There's an ongoing quest for yield in the markets. This quest for yield is so powerful that in some instances, like PDL BioPharma (PDLI) (described here) or PIMCO Global StocksPLUS & Income Fund (PGP) (described here), it even produces what seem like irrationalities. In this environment, if one can find high yielding stocks that are mostly reasonable economically, there's a good chance that they'll head up over time.
Aircastle Limited (AYR) is one such stock. Aircastle buys and leases planes or invests in debt backed by aircraft. Its aircraft portfolio consists of 144 aircrafts, and is leased to 65 lessees over 36 different countries. This means Aircastle's activity is reasonably diversified geographically, thus a bit less vulnerable to economic conditions than it would otherwise be.
Presently, Aircastle shows as a pretty decent business trading for 0.6 times book value. Its ROE isn't incredible at 8%, but that's also a function of the high book value AYR carries. The dividend yield on AYR stands at a full 4.8%, given its latest $0.15 quarterly dividend. This dividend meant a payout ratio of 33%, so seems very sustainable at this point.
Aircastle also trades at a forward 2012 P/E of 8.8 times, cheap even in a cheap market. Aircastle has been beating earnings estimates consistently and looks likely to continue to do so. Aircastle's yearly earnings estimates have climbed a little, which is also a good sign.

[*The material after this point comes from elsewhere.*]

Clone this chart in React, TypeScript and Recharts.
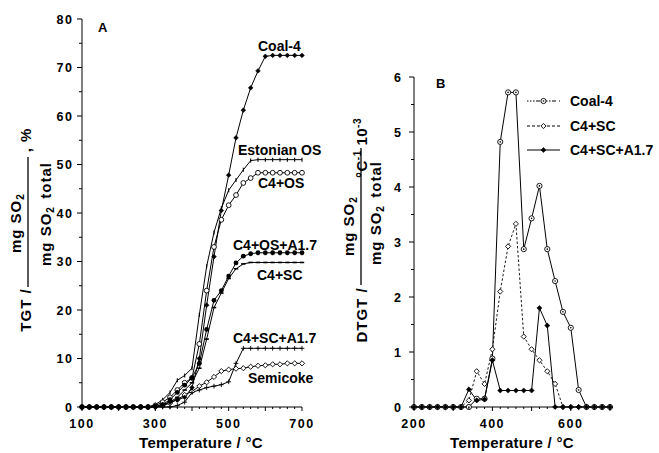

It would seem that what keeps Aircastle at this low valuation in spite of seemingly good fundamentals, is its exposure to Europe. The following table from the most recent 10-Q tells the story:
Even in the light of this, the fears seem overblown, particularly because it seems possible for AYR to relocate aircraft to other parts of the world, if Europe becomes too much of a problem. Anyway, for AYR's activity, the main risk is that of a significant economic slowdown that might lead to aircraft being idled. Although some economic slowdown does seem likely at this point, it does not look to be profound enough to lead to such an outcome.
Another consideration is that Aircastle's fleet, at 11.1 years, is older than most of its competitors. Air Lease (AL) is the best lessor in that regard, with an average age of just 3.6 years, but the stock is more expensive in some ways and doesn't carry an yield which would kill the speculative angle. Fly Leasing (FLY) could be an alternative, although more expensive in most metrics, it does have a rather newer fleet at 8.7 years and carries a 6.3% yield, which would help the speculative angle. For more information on the industry as well as some of the players, this Bank of America presentation can be useful.
Aircastle seems like a decent way to profit from the present quest for yield, while buying a reasonably priced equity with a lot going for it. The main risk is that the present economic slowdown turns nasty enough to have an impact on AYR's business. In spite of the risk, I believe Aircastle is more likely to head up than down, and it might make sense to buy dips on the stock.